**Exercise instructions**
Go through the data below and copy it exactly, skipping every picture.
[START OF Recorded data]
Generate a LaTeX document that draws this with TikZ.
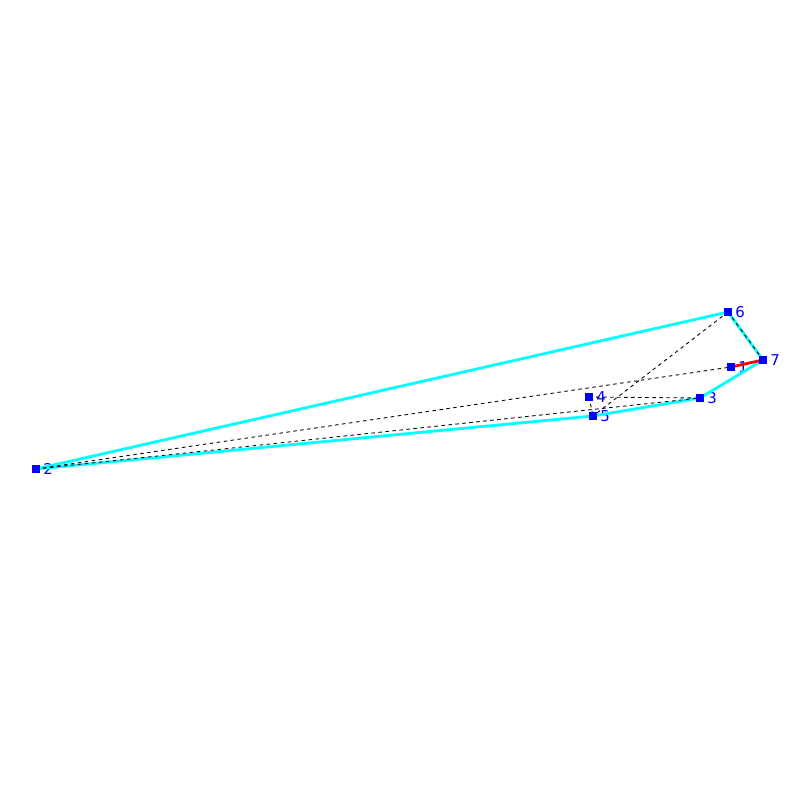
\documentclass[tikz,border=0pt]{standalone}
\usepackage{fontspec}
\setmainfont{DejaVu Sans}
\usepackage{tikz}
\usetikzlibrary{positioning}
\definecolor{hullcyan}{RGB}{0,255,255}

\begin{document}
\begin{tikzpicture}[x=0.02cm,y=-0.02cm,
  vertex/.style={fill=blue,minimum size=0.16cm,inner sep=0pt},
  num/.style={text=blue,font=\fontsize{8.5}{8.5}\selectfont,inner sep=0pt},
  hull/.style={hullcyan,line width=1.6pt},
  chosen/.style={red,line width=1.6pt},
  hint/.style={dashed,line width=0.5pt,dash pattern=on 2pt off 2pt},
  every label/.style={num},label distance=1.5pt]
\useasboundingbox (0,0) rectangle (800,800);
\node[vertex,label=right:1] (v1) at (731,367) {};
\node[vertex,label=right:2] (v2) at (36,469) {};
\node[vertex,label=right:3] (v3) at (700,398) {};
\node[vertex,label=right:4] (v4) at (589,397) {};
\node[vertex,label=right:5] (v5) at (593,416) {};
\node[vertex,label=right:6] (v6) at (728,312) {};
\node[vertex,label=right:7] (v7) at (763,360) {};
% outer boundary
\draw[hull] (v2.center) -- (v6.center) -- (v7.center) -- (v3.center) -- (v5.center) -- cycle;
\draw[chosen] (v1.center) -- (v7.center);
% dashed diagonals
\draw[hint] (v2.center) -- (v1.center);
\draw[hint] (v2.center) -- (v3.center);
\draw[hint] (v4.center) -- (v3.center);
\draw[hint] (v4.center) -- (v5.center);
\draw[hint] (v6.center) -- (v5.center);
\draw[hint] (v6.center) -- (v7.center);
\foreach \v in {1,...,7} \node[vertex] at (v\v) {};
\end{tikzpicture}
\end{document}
[END OF Recorded data]
**Solution for this task**
Generate a LaTeX document that draws this with TikZ.
\documentclass[tikz,border=0pt]{standalone}
\usepackage{fontspec}
\setmainfont{DejaVu Sans}
\usepackage{tikz}
\usetikzlibrary{positioning}
\definecolor{hullcyan}{RGB}{0,255,255}

\begin{document}
\begin{tikzpicture}[x=0.02cm,y=-0.02cm,
  vertex/.style={fill=blue,minimum size=0.16cm,inner sep=0pt},
  num/.style={text=blue,font=\fontsize{8.5}{8.5}\selectfont,inner sep=0pt},
  hull/.style={hullcyan,line width=1.6pt},
  chosen/.style={red,line width=1.6pt},
  hint/.style={dashed,line width=0.5pt,dash pattern=on 2pt off 2pt},
  every label/.style={num},label distance=1.5pt]
\useasboundingbox (0,0) rectangle (800,800);
\node[vertex,label=right:1] (v1) at (731,367) {};
\node[vertex,label=right:2] (v2) at (36,469) {};
\node[vertex,label=right:3] (v3) at (700,398) {};
\node[vertex,label=right:4] (v4) at (589,397) {};
\node[vertex,label=right:5] (v5) at (593,416) {};
\node[vertex,label=right:6] (v6) at (728,312) {};
\node[vertex,label=right:7] (v7) at (763,360) {};
% outer boundary
\draw[hull] (v2.center) -- (v6.center) -- (v7.center) -- (v3.center) -- (v5.center) -- cycle;
\draw[chosen] (v1.center) -- (v7.center);
% dashed diagonals
\draw[hint] (v2.center) -- (v1.center);
\draw[hint] (v2.center) -- (v3.center);
\draw[hint] (v4.center) -- (v3.center);
\draw[hint] (v4.center) -- (v5.center);
\draw[hint] (v6.center) -- (v5.center);
\draw[hint] (v6.center) -- (v7.center);
\foreach \v in {1,...,7} \node[vertex] at (v\v) {};
\end{tikzpicture}
\end{document}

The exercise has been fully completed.